Hacker News new | ask | show | jobs
by tw25485966 2005 days ago
> Classifying ISPs as the utility companies they are is the only way to end the gouging and systematic fraud.

This would further entrench them as government-chartered monopolies. Heck, most of the current anti-competitive forces extend from either explicit government monopoly grants or regulatory capture.

Or continue to beg the political process to solve the problems they created when they interfered with the market process.

"There are a thousand hacking at the branches of evil to one who is striking at the root."

1 comments

> This would further entrench them as government-chartered monopolies.

They are going to be entrenched as government-chartered monopolies any way you look at it. ISPs either need a right of way to lay cable or a license to use RF spectrum. Even if you could magically overcome those problems, or are willing to deal with the chaos of removing the applicable regulations, the Internet would become fragmented since the dominant players would freeze competition out of the market. (Recall the olden days of online service providers when everyone's network was independent of everyone else's, and even then it was only regulation of the telephone companies that allowed those service providers to exist.)

> ISPs either need a right of way to lay cable or a license to use RF spectrum.

As I understand it, both of those can (and do) support multiple competing services. Further, regulation dealing with scarce (ostensibly government-owned) resources is significantly less anti-competitive than, say, regulation requiring all would-be ISPs to also serve cost-prohibitive rural areas.

Look, I can appreciate the position that a government-granted public monopoly might be better for consumers than a government-granted private monopoly, but consumers might still be better served by removing those government-created barriers to competition.

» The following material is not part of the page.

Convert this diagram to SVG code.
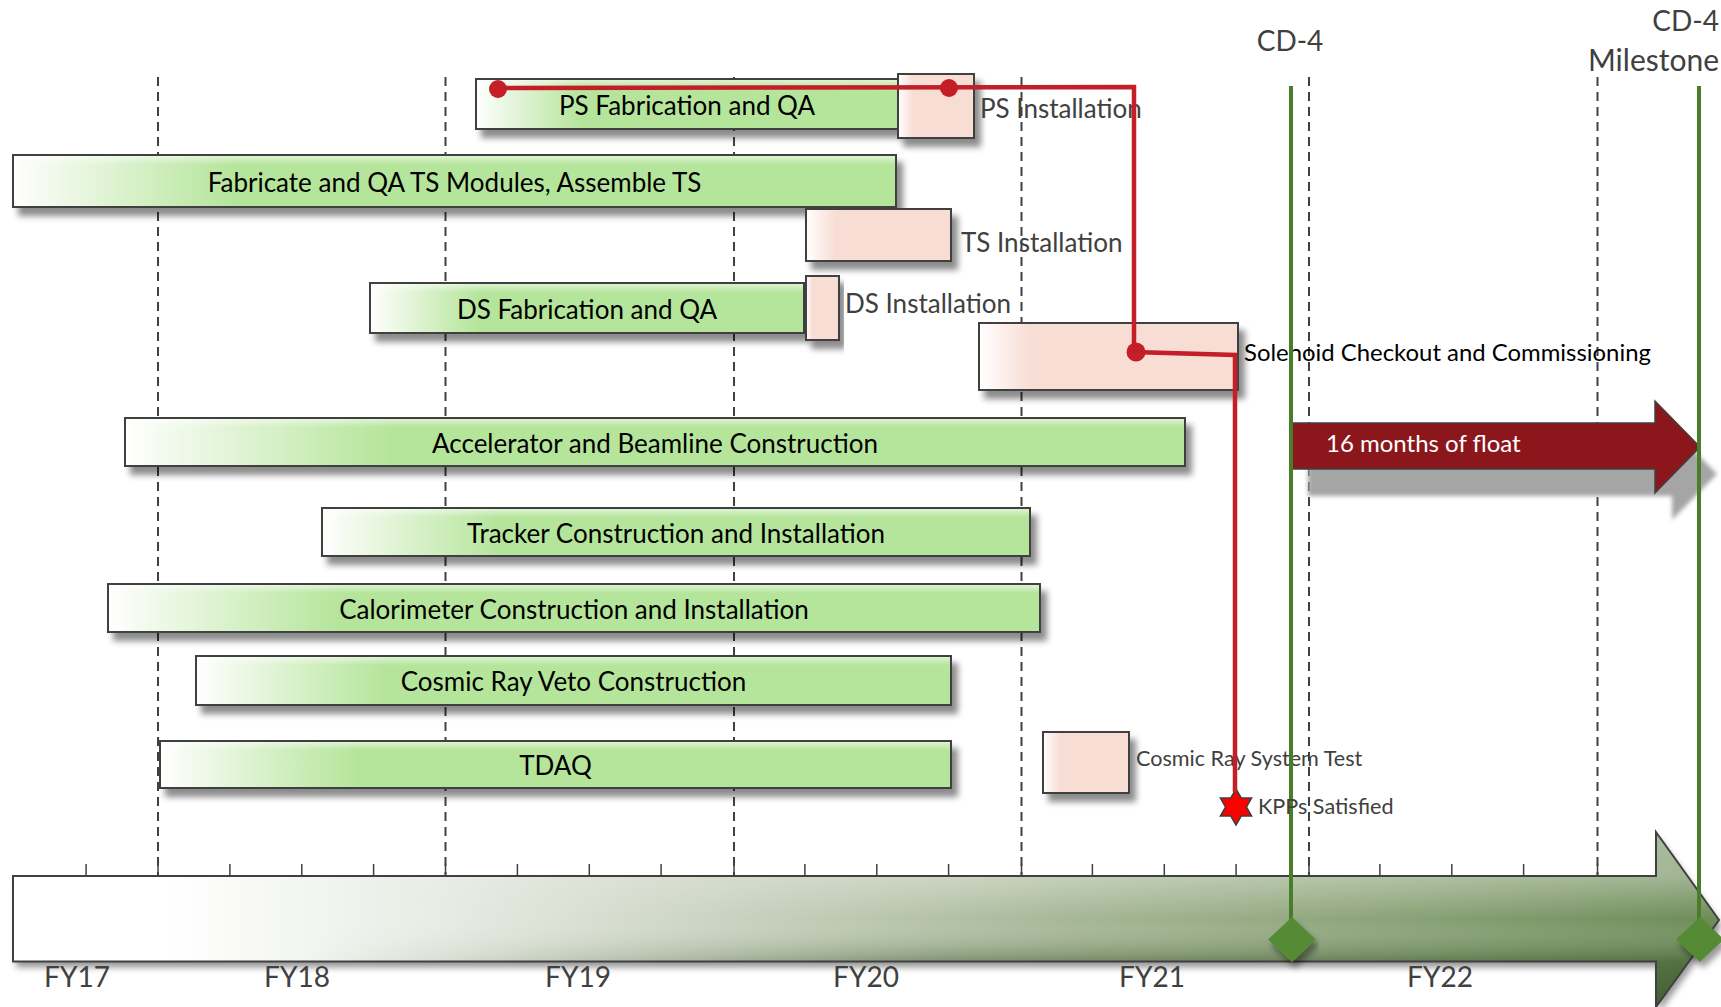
<svg xmlns="http://www.w3.org/2000/svg" width="1721" height="1007" viewBox="0 0 1721 1007">
<defs>
<style>
text{font-family:Lato,"Noto Sans","Liberation Sans",sans-serif}
.bar{stroke:#3f3f3f;stroke-width:2;fill:url(#gGreen)}
.gloss{fill:url(#gGloss);stroke:none}
.box{stroke:#3f3f3f;stroke-width:2;fill:url(#gPink)}
.bt{font-size:26px;fill:#000;text-anchor:middle}
.lb{font-size:26px;fill:#404040}
.sm{font-size:21.6px;fill:#404040}
.fy{font-size:28px;fill:#404040;text-anchor:middle}
.cd{font-size:28px;fill:#404040}
.dash{stroke:#404040;stroke-width:2;stroke-dasharray:9 6;fill:none}
.tick{stroke:#404040;stroke-width:1.5}
.red{stroke:#c41e28;stroke-width:4.5;fill:none;stroke-linejoin:miter}
.dot{fill:#c41e28}
.gl{stroke:#4a7d29;stroke-width:4}
.dia{fill:#548b35}
</style>
<linearGradient id="gGreen" x1="0" y1="0" x2="1" y2="0">
<stop offset="0" stop-color="#ffffff"/>
<stop offset="0.04" stop-color="#f3faee"/>
<stop offset="0.25" stop-color="#b5e59b"/>
<stop offset="1" stop-color="#b5e59b"/>
</linearGradient>
<linearGradient id="gGloss" x1="0" y1="0" x2="0" y2="1">
<stop offset="0" stop-color="#ffffff" stop-opacity="0.55"/>
<stop offset="0.18" stop-color="#ffffff" stop-opacity="0"/>
</linearGradient>
<linearGradient id="gPink" x1="0" y1="0" x2="1" y2="0">
<stop offset="0" stop-color="#ffffff"/>
<stop offset="0.2" stop-color="#f8ddd4"/>
<stop offset="1" stop-color="#f8ddd4"/>
</linearGradient>
<linearGradient id="gAxis" gradientUnits="userSpaceOnUse" x1="13" y1="0" x2="1719" y2="0">
<stop offset="0" stop-color="#ffffff"/>
<stop offset="0.09" stop-color="#ffffff"/>
<stop offset="0.25" stop-color="#e8ece4"/>
<stop offset="0.45" stop-color="#c4ceba"/>
<stop offset="0.62" stop-color="#a6b796"/>
<stop offset="0.8" stop-color="#8ca479"/>
<stop offset="1" stop-color="#6d8c58"/>
</linearGradient>
<linearGradient id="gAxisV" gradientUnits="userSpaceOnUse" x1="0" y1="832" x2="0" y2="1007">
<stop offset="0" stop-color="#ffffff" stop-opacity="0.4"/>
<stop offset="0.25" stop-color="#ffffff" stop-opacity="0.35"/>
<stop offset="0.5" stop-color="#ffffff" stop-opacity="0"/>
<stop offset="0.74" stop-color="#1f3d10" stop-opacity="0.35"/>
<stop offset="1" stop-color="#1f3d10" stop-opacity="0.6"/>
</linearGradient>
<linearGradient id="gFade" gradientUnits="userSpaceOnUse" x1="300" y1="0" x2="950" y2="0">
<stop offset="0" stop-color="#000"/>
<stop offset="1" stop-color="#fff"/>
</linearGradient>
<mask id="mFade" maskUnits="userSpaceOnUse" x="0" y="800" width="1721" height="207">
<rect x="0" y="800" width="1721" height="207" fill="url(#gFade)"/>
</mask>
<filter id="sh" x="-10%" y="-30%" width="125%" height="190%">
<feDropShadow dx="6" dy="8" stdDeviation="3" flood-color="#000" flood-opacity="0.45"/>
</filter>
<filter id="shA" x="-5%" y="-20%" width="110%" height="150%">
<feDropShadow dx="3" dy="6" stdDeviation="3" flood-color="#000" flood-opacity="0.4"/>
</filter>
<filter id="blur" x="-5%" y="-20%" width="110%" height="140%">
<feGaussianBlur stdDeviation="2"/>
</filter>
</defs>
<rect width="1721" height="1007" fill="#ffffff"/>

<g id="gridlines">
<line class="dash" x1="158" y1="77" x2="158" y2="876"/>
<line class="dash" x1="445.5" y1="77" x2="445.5" y2="876"/>
<line class="dash" x1="734" y1="77" x2="734" y2="876"/>
<line class="dash" x1="1021.5" y1="77" x2="1021.5" y2="876"/>
<line class="dash" x1="1309" y1="77" x2="1309" y2="876"/>
<line class="dash" x1="1597.5" y1="77" x2="1597.5" y2="876"/>
</g>

<g id="timeline-axis">
<g filter="url(#shA)">
<path d="M13,876 H1656 V832 L1719,920 L1656,1007 V961.5 H13 Z" fill="url(#gAxis)"/>
</g>
<path d="M13,876 H1656 V832 L1719,920 L1656,1007 V961.5 H13 Z" fill="url(#gAxisV)" mask="url(#mFade)"/>
<path d="M13,876 H1656 V832 L1719,920 L1656,1007 V961.5 H13 Z" fill="none" stroke="#404040" stroke-width="2"/>
<g class="tick">
<line x1="86.1" y1="864" x2="86.1" y2="876"/><line x1="158" y1="864" x2="158" y2="876"/>
<line x1="229.9" y1="864" x2="229.9" y2="876"/><line x1="301.8" y1="864" x2="301.8" y2="876"/>
<line x1="373.6" y1="864" x2="373.6" y2="876"/><line x1="445.5" y1="864" x2="445.5" y2="876"/>
<line x1="517.4" y1="864" x2="517.4" y2="876"/><line x1="589.3" y1="864" x2="589.3" y2="876"/>
<line x1="661.1" y1="864" x2="661.1" y2="876"/><line x1="734" y1="864" x2="734" y2="876"/>
<line x1="804.9" y1="864" x2="804.9" y2="876"/><line x1="876.8" y1="864" x2="876.8" y2="876"/>
<line x1="948.6" y1="864" x2="948.6" y2="876"/><line x1="1021.5" y1="864" x2="1021.5" y2="876"/>
<line x1="1092.4" y1="864" x2="1092.4" y2="876"/><line x1="1164.3" y1="864" x2="1164.3" y2="876"/>
<line x1="1236.1" y1="864" x2="1236.1" y2="876"/><line x1="1309" y1="864" x2="1309" y2="876"/>
<line x1="1379.9" y1="864" x2="1379.9" y2="876"/><line x1="1451.8" y1="864" x2="1451.8" y2="876"/>
<line x1="1523.6" y1="864" x2="1523.6" y2="876"/><line x1="1597.5" y1="864" x2="1597.5" y2="876"/>
</g>
<text class="fy" x="77" y="987">FY17</text>
<text class="fy" x="297" y="987">FY18</text>
<text class="fy" x="578" y="987">FY19</text>
<text class="fy" x="866" y="987">FY20</text>
<text class="fy" x="1152" y="987">FY21</text>
<text class="fy" x="1440" y="987">FY22</text>
</g>

<g id="ps-fab">
<rect class="bar" x="476" y="79" width="422" height="50" filter="url(#sh)"/>
<rect class="gloss" x="477" y="80" width="420" height="48"/>
<text class="bt" x="687" y="115">PS Fabrication and QA</text>
</g>
<g id="ps-install">
<rect class="box" x="898" y="74" width="76" height="64" filter="url(#sh)"/>
<text class="lb" x="980" y="118">PS Installation</text>
</g>
<g id="ts-fab">
<rect class="bar" x="13" y="155" width="883" height="52" filter="url(#sh)"/>
<rect class="gloss" x="14" y="156" width="881" height="50"/>
<text class="bt" x="454.5" y="191.5">Fabricate and QA TS Modules, Assemble TS</text>
</g>
<g id="ts-install">
<rect class="box" x="806" y="209" width="145" height="52" filter="url(#sh)"/>
<text class="lb" x="961" y="252">TS Installation</text>
</g>
<g id="ds-fab">
<rect class="bar" x="370" y="283" width="434" height="50" filter="url(#sh)"/>
<rect class="gloss" x="371" y="284" width="432" height="48"/>
<text class="bt" x="587" y="318.5">DS Fabrication and QA</text>
</g>
<g id="ds-install">
<rect class="box" x="806" y="276" width="33" height="64" filter="url(#sh)"/>
<text class="lb" x="845" y="313">DS Installation</text>
</g>
<g id="solenoid-checkout">
<rect class="box" x="979" y="323" width="259" height="67" filter="url(#sh)"/>
<text x="1244" y="361" style="font-size:23.9px;fill:#000">Solenoid Checkout and Commissioning</text>
</g>
<g id="accelerator">
<rect class="bar" x="125" y="418" width="1060" height="48" filter="url(#sh)"/>
<rect class="gloss" x="126" y="419" width="1058" height="46"/>
<text class="bt" x="655" y="452.5">Accelerator and Beamline Construction</text>
</g>
<g id="tracker">
<rect class="bar" x="322" y="508" width="708" height="48" filter="url(#sh)"/>
<rect class="gloss" x="323" y="509" width="706" height="46"/>
<text class="bt" x="676" y="542.5">Tracker Construction and Installation</text>
</g>
<g id="calorimeter">
<rect class="bar" x="108" y="584" width="932" height="48" filter="url(#sh)"/>
<rect class="gloss" x="109" y="585" width="930" height="46"/>
<text class="bt" x="574" y="618.5">Calorimeter Construction and Installation</text>
</g>
<g id="crv">
<rect class="bar" x="196" y="656" width="755" height="49" filter="url(#sh)"/>
<rect class="gloss" x="197" y="657" width="753" height="47"/>
<text class="bt" x="573.5" y="690.5">Cosmic Ray Veto Construction</text>
</g>
<g id="tdaq">
<rect class="bar" x="160" y="741" width="791" height="47" filter="url(#sh)"/>
<rect class="gloss" x="161" y="742" width="789" height="45"/>
<text class="bt" x="555.5" y="774.5">TDAQ</text>
</g>
<g id="cosmic-ray-system-test">
<rect class="box" x="1043" y="732" width="86" height="61" filter="url(#sh)"/>
<text class="sm" x="1136" y="766">Cosmic Ray System Test</text>
</g>

<g id="float-arrow">
<path d="M1291,423 H1655 V401 L1700,447 L1655,493 V469 H1291 Z" transform="translate(17,27)" fill="#a5a5a5" filter="url(#blur)"/>
<path d="M1291,423 H1655 V401 L1700,447 L1655,493 V469 H1291 Z" fill="#8b171d" stroke="#404040" stroke-width="1.5"/>
<text x="1326" y="452" style="font-size:24px;fill:#ffffff">16 months of float</text>
</g>

<g id="cd4">
<text class="cd" x="1290" y="51" text-anchor="middle">CD-4</text>
<line class="gl" x1="1291" y1="86" x2="1291" y2="932"/>
<path class="dia" d="M1292,917 L1316,939.5 L1292,962 L1268,939.5 Z" filter="url(#shA)"/>
</g>
<g id="cd4-milestone">
<text class="cd" x="1719" y="31" text-anchor="end">CD-4</text>
<text class="cd" x="1719" y="71" text-anchor="end" style="font-size:30px">Milestone</text>
<line class="gl" x1="1699" y1="86" x2="1699" y2="932"/>
<path class="dia" d="M1700,917 L1724,939.5 L1700,962 L1676,939.5 Z" filter="url(#shA)"/>
</g>

<g id="kpps">
<polygon points="1236,789 1241.2,798 1251.6,798 1246.4,807 1251.6,816 1241.2,816 1236,825 1230.8,816 1220.4,816 1225.6,807 1220.4,798 1230.8,798" fill="#ff0000" stroke="#404040" stroke-width="1.5"/>
<text class="sm" x="1258" y="814">KPPs Satisfied</text>
</g>

<g id="connectors">
<path class="red" d="M498,88 L1134,87 L1134,352 L1235,355 L1235,792"/>
<circle class="dot" cx="498" cy="89" r="9"/>
<circle class="dot" cx="949" cy="88" r="9"/>
<circle class="dot" cx="1136" cy="352" r="9.5"/>
</g>
</svg>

> the dominant players would freeze competition out of the market

How do you imagine they would achieve that using only market forces?

> it was only regulation of the telephone companies that allowed those service providers to exist

I'm not grasping your argument. Perhaps unrelated to your point, but telephone service was (and largely still is) a government-granted monopoly. And there too, rather than removing those regulatory barriers to competition, the illusion of competition was created by adding more regulations.